Real Estates Black Hole Miami Condos 2008 To 2010

Quote from ElCubano:

35 miles from my watering hole...cmon homey ill introduce you to some latinas that would rock ur world..when are you going to take me up on my drink offer??

Let's at least exchange numbers. I'm sending you a PM. The past two months I've had so much shit on that I'm within 2 feet of the screen 24/7.
 
Quote from the gardner:

of course if a cat 5 hits or a 5.5.....220 mph winds

on a full moon

and during a high tide

and perhaps stalls a little as it makes landfall

it will be worse than new orleans....much worse

it will be the end of miami as we know it for our lifetimes

its comming

I've heard of talking your book but this really takes the cake :P
 
Quote from 1flyfisher:


The problem is people are greedy, cheap, stupid and especially impatient and want to get THE BEST price.
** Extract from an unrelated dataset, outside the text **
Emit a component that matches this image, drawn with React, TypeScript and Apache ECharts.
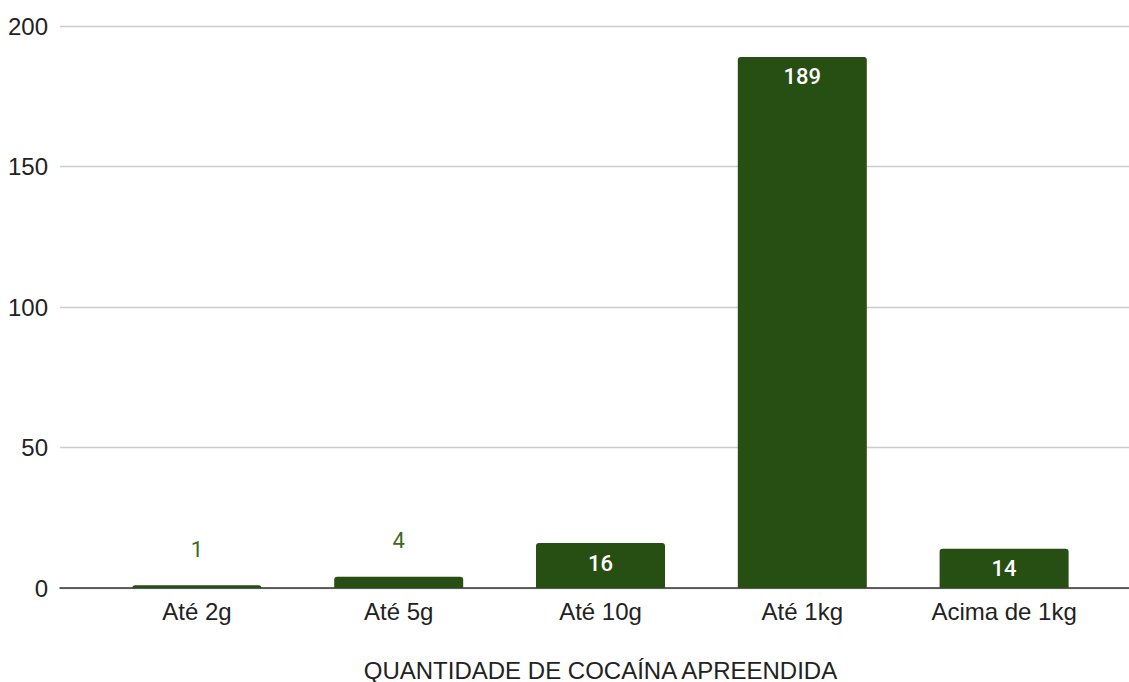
import React, { useEffect, useRef } from "react";
import * as echarts from "echarts";

const categories = ["Até 2g", "Até 5g", "Até 10g", "Até 1kg", "Acima de 1kg"];
const values = [1, 4, 16, 189, 14];
const yTicks = { min: 0, max: 200, interval: 50 };
const axisTitle = "QUANTIDADE DE COCAÍNA APREENDIDA";

const BAR = "#274e13";
const LABEL_OUT = "#3b6a22";

export default function App() {
  const ref = useRef<HTMLDivElement>(null);
  useEffect(() => {
    document.body.style.margin = "0";
    const chart = echarts.init(ref.current!, undefined, { renderer: "svg" });
    const data = values.map((v) => {
      const inside = v >= 10;
      return {
        value: v,
        label: inside
          ? { show: true, position: "insideTop", distance: 9, color: "#ffffff", fontWeight: 500 }
          : { show: true, position: "top", distance: 25, color: LABEL_OUT, fontWeight: "normal" },
      };
    });
    chart.setOption({
      animation: false,
      backgroundColor: "#ffffff",
      grid: [
        { left: 60, right: 0, top: 26, bottom: 94, outerBoundsMode: "none", containLabel: false },
        { left: 96, right: 24, top: 26, bottom: 94, outerBoundsMode: "none", containLabel: false },
      ],
      xAxis: [
        {
          gridIndex: 0,
          type: "value",
          min: 0,
          max: 1,
          axisLine: { show: true, lineStyle: { color: "#333333", width: 1.5 } },
          axisTick: { show: false },
          axisLabel: { show: false },
          splitLine: { show: false },
        },
        {
          gridIndex: 1,
          type: "category",
          data: categories,
          axisLine: { show: false },
          axisTick: { show: false },
          axisLabel: {
            margin: 11,
            fontFamily: "Liberation Sans, Arial, sans-serif",
            fontSize: 24,
            color: "#222222",
          },
          name: axisTitle,
          nameLocation: "middle",
          nameGap: 70,
          nameTextStyle: {
            fontFamily: "Liberation Sans, Arial, sans-serif",
            fontSize: 24,
            color: "#222222",
          },
        },
      ],
      yAxis: [
        {
          gridIndex: 0,
          type: "value",
          min: yTicks.min,
          max: yTicks.max,
          interval: yTicks.interval,
          axisLine: { show: false },
          axisTick: { show: false },
          axisLabel: {
            margin: 12,
            fontFamily: "Liberation Sans, Arial, sans-serif",
            fontSize: 24,
            color: "#222222",
          },
          splitLine: { show: true, lineStyle: { color: "#cccccc", width: 1.3 } },
        },
        {
          gridIndex: 1,
          type: "value",
          min: yTicks.min,
          max: yTicks.max,
          interval: yTicks.interval,
          show: false,
          splitLine: { show: false },
        },
      ],
      series: [
        {
          type: "bar",
          xAxisIndex: 1,
          yAxisIndex: 1,
          data,
          barWidth: 129,
          itemStyle: { color: BAR, borderRadius: [3, 3, 0, 0] },
          label: {
            fontFamily: "Roboto, sans-serif",
            fontSize: 22,
          },
          z: 3,
        },
      ],
    });
    return () => chart.dispose();
  }, []);
  return <div ref={ref} style={{ width: 1129, height: 682 }} />;
}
It is a natural instinct and psychological mistake of traders/investors. You don't need the best price and you will 99% of the time never get it. It does not matter. You still get a great price with lower downside risk or exposure and dead money for a few pennies in the end.

That condo that was $500K looks good at $375K. Wait it may bottom at $275K and you can buy it at $300K on the upswing back to $500K. You can see right on this board people ready to make mistakes in RE by being impatient. It is one of the most common investor/trader mistakes.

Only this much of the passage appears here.